Sentenza d’appello non è titolo esecutivo

Pubblicato il 17 giugno 2016

La sentenza d’appello la quale, riformando quella di primo grado, faccia sorgere il diritto del cliente alla restituzione degli importi pagati al legale come compenso professionale, non costituisce titolo esecutivo se non contiene una espressa pattuizione in tal senso.

Lo ha chiarito la Corte di Cassazione, terza sezione civile, accogliendo il ricorso di una società, condannata in primo grado a corrispondere un compenso all'avvocato che aveva svolto prestazioni in suo favore. La Corte d’appello aveva tuttavia capovolto il verdetto, questa volta dando ragione alla società, senza nulla prevedere – omissione per l’appunto censurata in Cassazione – in ordine alla domanda di restituzione di quanto corrisposto al legale in esecuzione della sentenza di primo grado.
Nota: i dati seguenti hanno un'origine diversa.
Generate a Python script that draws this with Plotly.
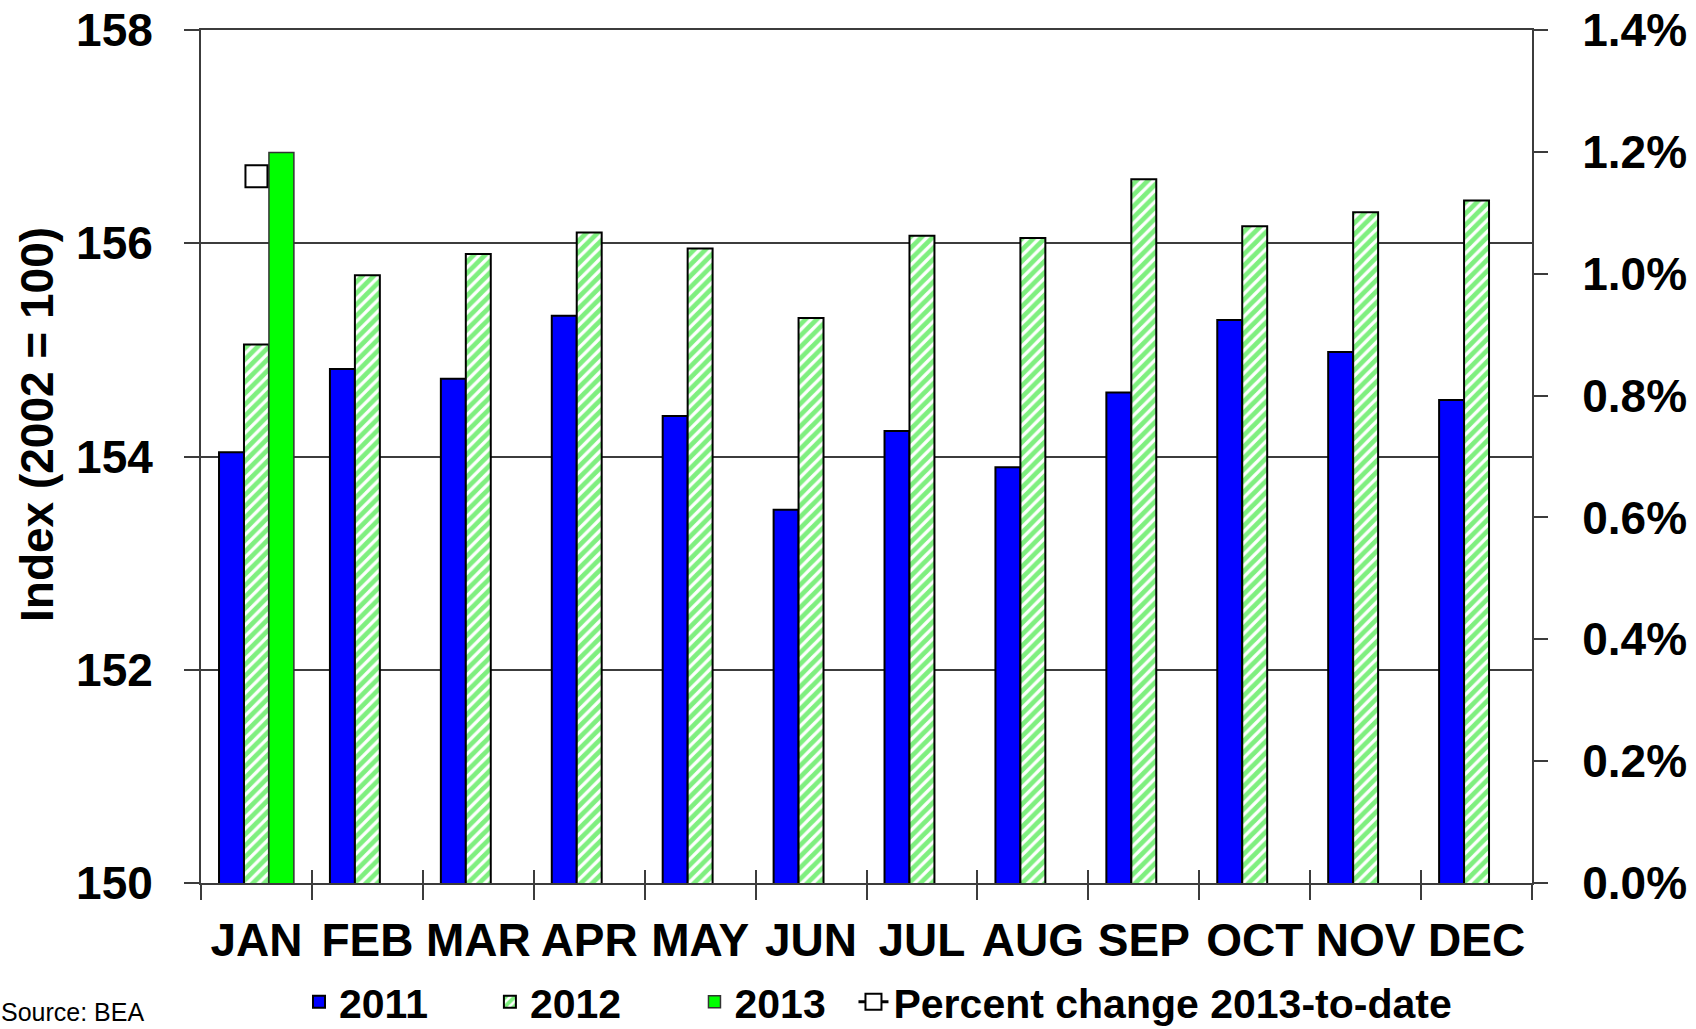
import plotly.graph_objects as go

months = ["JAN", "FEB", "MAR", "APR", "MAY", "JUN", "JUL", "AUG", "SEP", "OCT", "NOV", "DEC"]
idx_2011 = [154.04, 154.82, 154.73, 155.32, 154.38, 153.50, 154.24, 153.90, 154.60, 155.28, 154.98, 154.53]
idx_2012 = [155.05, 155.70, 155.90, 156.10, 155.95, 155.30, 156.07, 156.05, 156.60, 156.16, 156.29, 156.40]
idx_2013 = [156.85]
months_2013 = ["JAN"]
pct_2013 = [1.16]
pct_months = ["JAN"]
left_ticks = [150, 152, 154, 156, 158]
right_ticks = [0.0, 0.2, 0.4, 0.6, 0.8, 1.0, 1.2, 1.4]

W, H = 1696, 1029
L, R, T, B = 201, 164, 30, 146
pw, ph = W - L - R, H - T - B

def px_x(p):
    return (p - L) / pw

def px_y(p):
    return (H - B - p) / ph

FONT = "Arial, Liberation Sans, sans-serif"
AX = "#3c3c3c"
NB = "\u00a0"

fig = go.Figure()
fig.add_trace(go.Bar(
    x=months, y=idx_2011, name="2011" + NB * 5,
    marker=dict(color="#0000FF", line=dict(color="black", width=2)),
))
fig.add_trace(go.Bar(
    x=months, y=idx_2012, name="2012" + NB * 6,
    marker=dict(color="white", line=dict(color="black", width=2),
                pattern=dict(shape="/", fgcolor="#00E000", bgcolor="white", size=8, solidity=0.6)),
))
fig.add_trace(go.Bar(
    x=months_2013, y=idx_2013, name="2013" + NB * 2,
    marker=dict(color="#00FF00", line=dict(color="#333333", width=1.5)),
))
fig.add_trace(go.Scatter(
    x=pct_months, y=pct_2013, name="Percent change 2013-to-date", yaxis="y2",
    mode="lines+markers",
    line=dict(color="black", width=3),
    marker=dict(symbol="square", size=22, color="white", line=dict(color="black", width=2)),
))
# invisible helper trace for the crossing (inside) x ticks
fig.add_trace(go.Scatter(x=months, y=[None] * len(months), xaxis="x2", showlegend=False,
                         hoverinfo="skip", mode="markers"))

fig.update_layout(
    width=W, height=H,
    margin=dict(l=L, r=R, t=T, b=B, autoexpand=False),
    plot_bgcolor="white", paper_bgcolor="white",
    barmode="group", bargap=0.325, bargroupgap=0,
    font=dict(family=FONT, color="black"),
    xaxis=dict(
        type="category", categoryarray=months, categoryorder="array",
        range=[-0.5, 11.5], automargin=False,
        showline=True, linecolor=AX, linewidth=2, mirror=True,
        ticks="outside", ticklen=15, tickwidth=2, tickcolor=AX,
        tickson="boundaries", tickangle=0,
        tickfont=dict(family=FONT, size=46, weight="bold", color="black"),
        ticklabelstandoff=16,
        showgrid=False,
    ),
    xaxis2=dict(
        type="category", categoryarray=months, categoryorder="array",
        range=[-0.5, 11.5], overlaying="x", anchor="y", side="bottom", automargin=False,
        showline=False, ticks="inside", ticklen=13, tickwidth=2, tickcolor=AX,
        tickson="boundaries", showticklabels=False, showgrid=False,
    ),
    yaxis=dict(
        range=[150, 158], tickvals=left_ticks, ticktext=[str(v) for v in left_ticks],
        automargin=False,
        showline=True, linecolor=AX, linewidth=2,
        ticks="outside", ticklen=15, tickwidth=2, tickcolor=AX,
        showgrid=True, gridcolor=AX, gridwidth=2,
        zeroline=False,
        tickfont=dict(family=FONT, size=46, weight="bold", color="black"),
        ticklabelstandoff=22,
    ),
    yaxis2=dict(
        range=[0, 1.4], overlaying="y", side="right", anchor="x", automargin=False,
        tickvals=right_ticks, ticktext=[f"{v:.1f}%" for v in right_ticks],
        showline=True, linecolor=AX, linewidth=2,
        ticks="outside", ticklen=14, tickwidth=2, tickcolor=AX,
        showgrid=False, zeroline=False,
        tickfont=dict(family=FONT, size=46, weight="bold", color="black"),
        ticklabelstandoff=25,
    ),
    legend=dict(
        orientation="h", x=px_x(878), xanchor="center",
        yref="container", y=1 - 1002 / H, yanchor="middle",
        font=dict(family=FONT, size=41, weight="bold", color="black"),
        traceorder="normal", bgcolor="rgba(0,0,0,0)",
    ),
    annotations=[
        dict(text="Index (2002 = 100)", textangle=-90, xref="paper", yref="paper",
             x=px_x(37), y=px_y(425), xanchor="center", yanchor="middle", showarrow=False,
             font=dict(family=FONT, size=46, weight="bold", color="black")),
        dict(text="Source: BEA", xref="paper", yref="paper",
             x=px_x(-1), y=px_y(1028), xanchor="left", yanchor="bottom", showarrow=False,
             font=dict(family=FONT, size=25, color="black")),
    ],
)

fig.write_html("out.html", config={"displayModeBar": False},
               post_script="document.body.style.margin='0';document.body.style.overflow='hidden';")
Per titolo esecutivo Autonomo giudizio o gravame

Secondo la Corte Suprema, in particolare, il solvens – nella specie la società cliente – al fine di munirsi di titolo esecutivo per la restituzione di quanto corrisposto, può attivare un autonomo giudizio ovvero proporre la sua domanda in sede di gravame.

Depongono in tal senso sia evidenti ragioni di economia processuale, sia l’analogia con quanto stabilito negli artt. 96 comma 2 e 402 comma 1 c.p.c., rispettivamente, per le esecuzioni ingiuste e per la pronuncia revocatoria.

Ma depone altresì in tal senso il principio per cui, in caso di omessa pronuncia, da parte del giudice di primo grado, su una delle domande introdotte in causa, ove non ricorrano gli estremi di una reiezione implicita della domanda o di un suo assorbimento nella decisione di altro capo che da essa dipenda, la parte istante ha facoltà alternativa di far valere l’omissione in sede di gravame ovvero di azionare la pretesa in un separato processo. Con la precisazione che, ove il solvens si determini in quest’ultimo senso, non le sarà opponibile il giudicato derivante dalla mancata impugnazione della sentenza per omessa pronuncia, perché la rinuncia implicita alla domanda ex art. 346 c.p.c. ha valore processuale e non anche sostanziale.

Principio, questo – conclude la Corte con sentenza 12387 del 16 giugno 2016 – spendibile nella fattispecie, in ragione del fatto che il giudice d’appello, con riferimento alla domanda di restituzione delle somme pagate in esecuzione della sentenza di primo grado impugnata, opera come giudice di primo grado.